(Plotting code records)
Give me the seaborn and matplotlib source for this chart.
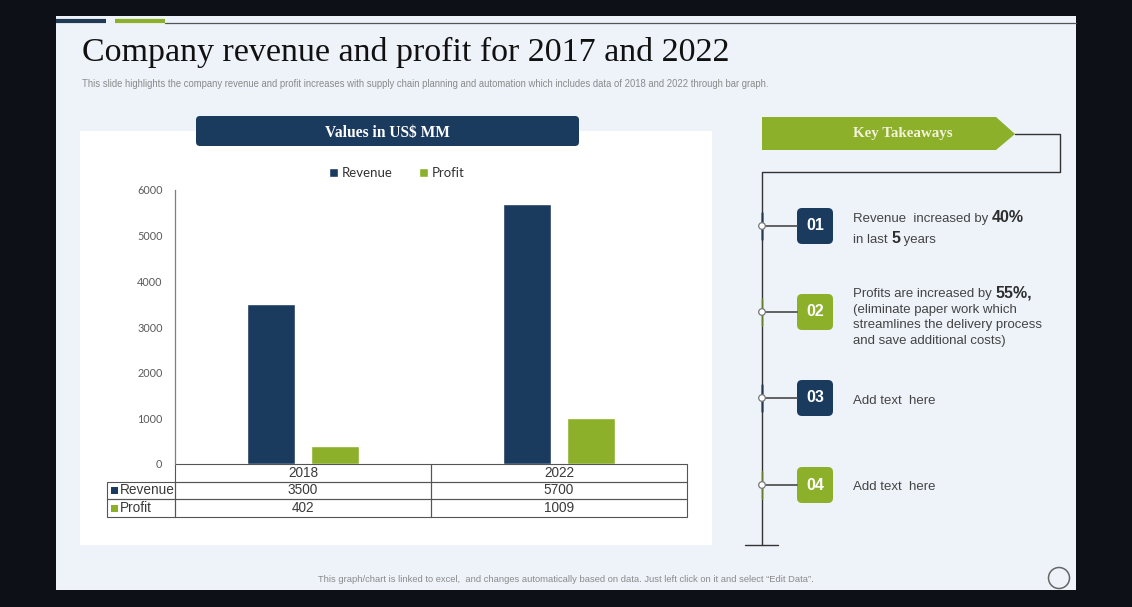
import matplotlib
matplotlib.use("Agg")
import matplotlib.pyplot as plt
import numpy as np
import pandas as pd
import seaborn as sns
from matplotlib.patches import FancyBboxPatch, Polygon, Rectangle, Circle

# ---- data -------------------------------------------------------------
years = ["2018", "2022"]
revenue = [3500, 5700]
profit = [402, 1009]
series_names = ["Revenue", "Profit"]
y_ticks = [0, 1000, 2000, 3000, 4000, 5000, 6000]

title = "Company revenue and profit for 2017 and 2022"
subtitle = ("This slide highlights the company revenue and profit increases with supply chain "
            "planning and automation which includes data of 2018 and 2022 through bar graph.")
footer = ("This graph/chart is linked to excel,  and changes automatically based on data. "
          "Just left click on it and select \u201cEdit Data\u201d.")
chart_header = "Values in US$ MM"
panel_header = "Key Takeaways"
takeaway_numbers = ["01", "02", "03", "04"]
# each takeaway: list of lines, each line a list of (text, emphasised)
takeaway_lines = [
    [[("Revenue  increased by ", False), ("40%", True)],
     [("in last ", False), ("5", True), (" years", False)]],
    [[("Profits are increased by ", False), ("55%,", True)],
     [("(eliminate paper work which", False)],
     [("streamlines the delivery process", False)],
     [("and save additional costs)", False)]],
    [[("Add text  here", False)]],
    [[("Add text  here", False)]],
]

NAVY = "#1a3a5e"
GREEN = "#8cb02a"
SLIDE = "#eef3fa"
TEXT = "#444444"

sns.set_theme(style="white")
plt.rcParams["font.family"] = ["Liberation Sans", "DejaVu Sans"]

W, H = 1132, 607
fig = plt.figure(figsize=(W / 100, H / 100), dpi=100, facecolor="#0d1017")

# background layer in pixel coordinates
bg = fig.add_axes([0, 0, 1, 1], zorder=0)
bg.set_xlim(0, W)
bg.set_ylim(H, 0)
bg.axis("off")
bg.add_patch(Rectangle((56, 16), 1020, 574, color=SLIDE, lw=0))
bg.add_patch(Rectangle((80, 131), 632, 414, color="white", lw=0))

# ---- bar chart --------------------------------------------------------
df = pd.DataFrame({
    "year": years * 2,
    "value": revenue + profit,
    "series": [series_names[0]] * len(years) + [series_names[1]] * len(years),
})

ax = fig.add_axes([175 / W, 1 - 464 / H, 512 / W, 274 / H], zorder=2)
ax.patch.set_alpha(0)
sns.barplot(data=df, x="year", y="value", hue="series", palette=[NAVY, GREEN],
            width=0.5, gap=0.265, saturation=1, ax=ax, legend=True)
ax.set_ylim(0, 6000)
ax.set_yticks(y_ticks)
ax.set_yticklabels([str(v) for v in y_ticks], fontsize=7.8, color="#5a5a5a",
                   family=["Lato", "DejaVu Sans"])
ax.tick_params(axis="y", length=0, pad=9)
ax.tick_params(axis="x", length=0, labelbottom=False)
ax.set_xlabel("")
ax.set_ylabel("")
for side in ["top", "right", "bottom"]:
    ax.spines[side].set_visible(False)
ax.spines["left"].set_color("#7f7f7f")
ax.spines["left"].set_linewidth(0.9)

handles, labels = ax.get_legend_handles_labels()
ax.legend(handles, labels, loc="center", ncol=2, frameon=False,
          bbox_to_anchor=(397 / W, 1 - 173 / H), bbox_transform=fig.transFigure,
          handlelength=0.65, handleheight=0.65, handletextpad=0.3, columnspacing=2.0,
          prop={"family": ["Lato", "DejaVu Sans"], "size": 9.5})
for t in ax.get_legend().get_texts():
    t.set_color("#333333")

# data table under the axis
cell_text = [[""] + years,
             [series_names[0]] + [str(v) for v in revenue],
             [series_names[1]] + [str(v) for v in profit]]
tbl = ax.table(cellText=cell_text, cellLoc="center", colWidths=[68, 256, 256],
               bbox=[-68 / 512, -53 / 274, 580 / 512, 53 / 274])
tbl.auto_set_font_size(False)
tbl.set_fontsize(9.8)
for (r, c), cell in tbl.get_celld().items():
    cell.set_facecolor("none")
    cell.set_edgecolor("#555555")
    cell.set_linewidth(0.8)
    cell.get_text().set_color("#3a3a3a")
    if c == 0:
        cell.get_text().set_ha("left")
        cell.PAD = 0.19
    if r == 0 and c == 0:
        cell.visible_edges = ""

# ---- foreground decorations ------------------------------------------
fg = fig.add_axes([0, 0, 1, 1], zorder=5)
fg.set_xlim(0, W)
fg.set_ylim(H, 0)
fg.axis("off")
fg.patch.set_alpha(0)

fg.plot([56, 106], [21, 21], color="#1f3a52", lw=3, solid_capstyle="butt")
fg.plot([115, 165], [21, 21], color=GREEN, lw=3, solid_capstyle="butt")
fg.plot([165, 1076], [22.5, 22.5], color="#555555", lw=0.9)

fg.text(82, 52, title, fontsize=24.5, color="#111111", va="center", ha="left",
        family=["Liberation Serif", "DejaVu Serif"])
fg.text(82, 84, subtitle, fontsize=6.85, color="#8a8a8a", va="center", ha="left")
fg.text(566, 580, footer, fontsize=6.75, color="#8a8a8a", va="center", ha="center")
fg.add_patch(Circle((1059, 578), 10.5, fill=False, ec="#666666", lw=1.1))

# chart header box
fg.add_patch(FancyBboxPatch((199, 119), 377, 24, boxstyle="round,pad=3,rounding_size=4",
                            fc=NAVY, ec="none"))
fg.text(387, 133, chart_header, fontsize=11.2, color="white", weight="bold",
        ha="center", va="center", family=["Liberation Serif", "DejaVu Serif"])

# legend squares in the table
for i, yc in enumerate([490, 508]):
    fg.add_patch(Rectangle((110.5, yc - 3.5), 7, 7, color=[NAVY, GREEN][i], lw=0))

# key takeaways banner and timeline
fg.add_patch(Polygon([(762, 117), (996, 117), (1015, 134), (996, 150), (762, 150)],
                     closed=True, fc=GREEN, ec="none"))
fg.text(903, 134, panel_header, fontsize=10.8, color="#f4f2dc", weight="bold",
        ha="center", va="center", family=["Liberation Serif", "DejaVu Serif"])
fg.plot([1015, 1060, 1060, 762, 762], [134, 134, 172, 172, 545], color="#333333", lw=1)
fg.plot([745, 778], [545, 545], color="#333333", lw=1)

renderer = fig.canvas.get_renderer()
item_y = [226, 312, 398, 485]
first_baseline = [222, 297, 404, 490]
for i, (num, lines) in enumerate(zip(takeaway_numbers, takeaway_lines)):
    col = NAVY if i % 2 == 0 else GREEN
    yc = item_y[i]
    fg.plot([762, 762], [yc - 13, yc + 13], color=col, lw=2, alpha=0.6)
    fg.plot([762, 797], [yc, yc], color="#555555", lw=1.3)
    fg.add_patch(Circle((762, yc), 3.3, fc="white", ec="#777777", lw=0.9, zorder=4))
    fg.add_patch(FancyBboxPatch((800, yc - 15), 30, 30, boxstyle="round,pad=3,rounding_size=5",
                                fc=col, ec="none"))
    fg.text(815, yc, num, fontsize=11.5, color="white", weight="bold", ha="center", va="center")
    base = first_baseline[i]
    for j, line in enumerate(lines):
        x = 853
        yb = base + j * (21 if i == 0 else 15.7)
        for txt, emph in line:
            t = fg.text(x, yb, txt, fontsize=11.5 if emph else 9.5,
                        weight="bold" if emph else "normal",
                        color="#2e2e2e" if emph else TEXT, ha="left", va="baseline")
            bb = t.get_window_extent(renderer=renderer)
            x += bb.width

fig.savefig("out.png", dpi=100, facecolor=fig.get_facecolor())
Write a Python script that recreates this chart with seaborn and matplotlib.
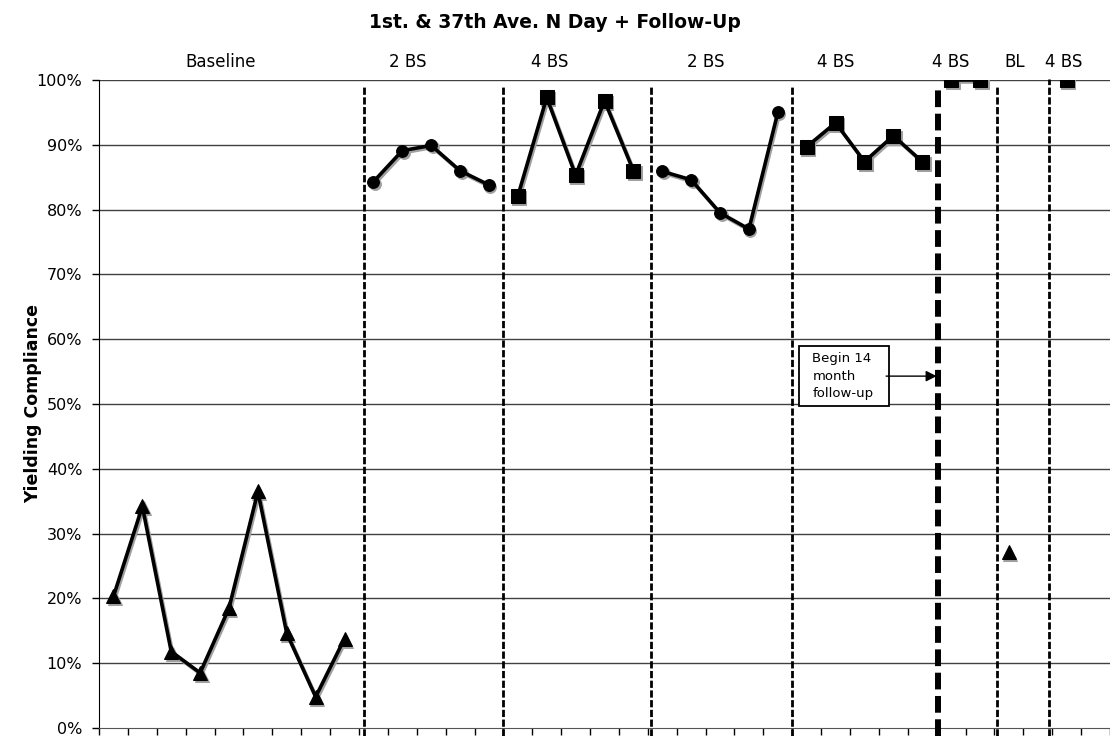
import pandas as pd
import matplotlib.pyplot as plt
import matplotlib.transforms as mtransforms
from matplotlib.patches import Rectangle
import seaborn as sns
import numpy as np

# session values per phase (percent)
baseline_vals = [20.3, 34.2, 11.8, 8.5, 18.5, 36.5, 14.6, 4.8, 13.8]
bs2_a_vals = [84.3, 89.1, 89.9, 86.0, 83.8]
bs4_a_vals = [82.1, 97.3, 85.3, 96.8, 86.0]
bs2_b_vals = [85.9, 84.6, 79.5, 77.0, 95.0]
bs4_b_vals = [89.7, 93.4, 87.4, 91.4, 87.4]
bs4_fu_vals = [100.0, 100.0]
bl_fu_vals = [27.2]
bs4_fu2_vals = [100.0]

phase_names = ["Baseline", "2 BS", "4 BS", "2 BS", "4 BS", "4 BS", "BL", "4 BS"]
phase_label_x = [3.7, 10.2, 15.1, 20.5, 25.0, 29.0, 31.2, 32.9]
phase_breaks = [8.66, 13.49, 18.6, 23.5, 28.55, 30.58, 32.39]
n_sessions = 35

series = [
    (0, baseline_vals, "^", 10),
    (9, bs2_a_vals, "o", 8.5),
    (14, bs4_a_vals, "s", 9.5),
    (19, bs2_b_vals, "o", 8.5),
    (24, bs4_b_vals, "s", 9.5),
    (29, bs4_fu_vals, "s", 9.5),
    (31, bl_fu_vals, "^", 10),
    (33, bs4_fu2_vals, "s", 9.5),
]

sns.set_style("white")
plt.rcParams['font.family'] = ['DejaVu Sans']
plt.rcParams.update({"text.color": "black", "axes.labelcolor": "black",
                     "xtick.color": "black", "ytick.color": "black"})

fig = plt.figure(figsize=(11.1, 7.36), dpi=100)
ax = fig.add_axes([0.0892, 0.0109, 0.9108, 0.8804])

shadow = ax.transData + mtransforms.ScaledTranslation(1.5 / 100, -2 / 100, fig.dpi_scale_trans)

for start, vals, mk, ms in series:
    df = pd.DataFrame({"session": np.arange(start, start + len(vals)), "value": vals})
    n = len(ax.lines)
    sns.lineplot(data=df, x="session", y="value", ax=ax, color="#a0a0a0", lw=2.6,
                 marker=mk, markersize=ms, markeredgecolor="#a0a0a0", markerfacecolor="#a0a0a0")
    for ln in ax.lines[n:]:
        ln.set_transform(shadow)
    sns.lineplot(data=df, x="session", y="value", ax=ax, color="black", lw=2.6,
                 marker=mk, markersize=ms, markeredgecolor="black", markerfacecolor="black")

# gridlines
for g in range(10, 101, 10):
    ax.axhline(g, color="black", lw=1, alpha=0.75, zorder=0)

# phase change lines
for i, b in enumerate(phase_breaks):
    if i == 4:
        ax.plot([b, b], [-1.3, 99.4], color="black", lw=4.3, dashes=(2.8, 1.1),
                clip_on=False, zorder=3)
    else:
        top = 100.1 if i == 6 else 99.1
        ax.plot([b, b], [-1.3, top], color="black", lw=2.0, dashes=(2.6, 0.9),
                clip_on=False, zorder=3)

ax.set_xlim(-0.5, 34.36)
ax.set_ylim(0, 100)
ax.set_xticks(np.arange(-0.5, n_sessions, 1))
ax.set_xticklabels([])
ax.set_yticks(np.arange(0, 101, 10))
ax.set_yticklabels([f"{v}%" for v in range(0, 101, 10)], fontsize=11.5)
ax.tick_params(axis="both", direction="out", length=5, width=1, color="black",
               bottom=True, left=True)
ax.tick_params(axis="y", pad=7)
for side in ["top", "right"]:
    ax.spines[side].set_visible(False)
ax.spines["left"].set_color("black")
ax.spines["bottom"].set_color("#555555")
ax.set_xlabel("")
ax.set_ylabel("Yielding Compliance", fontsize=12.5, fontweight="bold", labelpad=-4)

trans = mtransforms.blended_transform_factory(ax.transData, ax.transAxes)
for name, x in zip(phase_names, phase_label_x):
    ax.text(x, 1.028, name, transform=trans, ha="center", va="center", fontsize=12)

fig.text(0.5, 0.970, "1st. & 37th Ave. N Day + Follow-Up", ha="center", va="center",
         fontsize=13.5, fontweight="bold")

# follow-up note
ax.add_patch(Rectangle((23.75, 49.7), 3.1, 9.25, fc="white", ec="black", lw=1.3, zorder=4))
ax.text(24.2, 54.3, "Begin 14\nmonth\nfollow-up", ha="left", va="center",
        fontsize=9.5, linespacing=1.45, zorder=5)
ax.annotate("", xy=(28.5, 54.3), xytext=(26.75, 54.3),
            arrowprops=dict(arrowstyle="-|>", color="black", lw=1, mutation_scale=16,
                            shrinkA=0, shrinkB=0),
            zorder=5)

fig.savefig("out.png", dpi=100)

### Task objective
Restate word for word every line from the top of the entries above to the line with "Polygon, Rectangle, Circle", inclusive, and skip any pictures.

### Answer below
Give me the seaborn and matplotlib source for this chart.
import matplotlib
matplotlib.use("Agg")
import matplotlib.pyplot as plt
import numpy as np
import pandas as pd
import seaborn as sns
from matplotlib.patches import FancyBboxPatch, Polygon, Rectangle, Circle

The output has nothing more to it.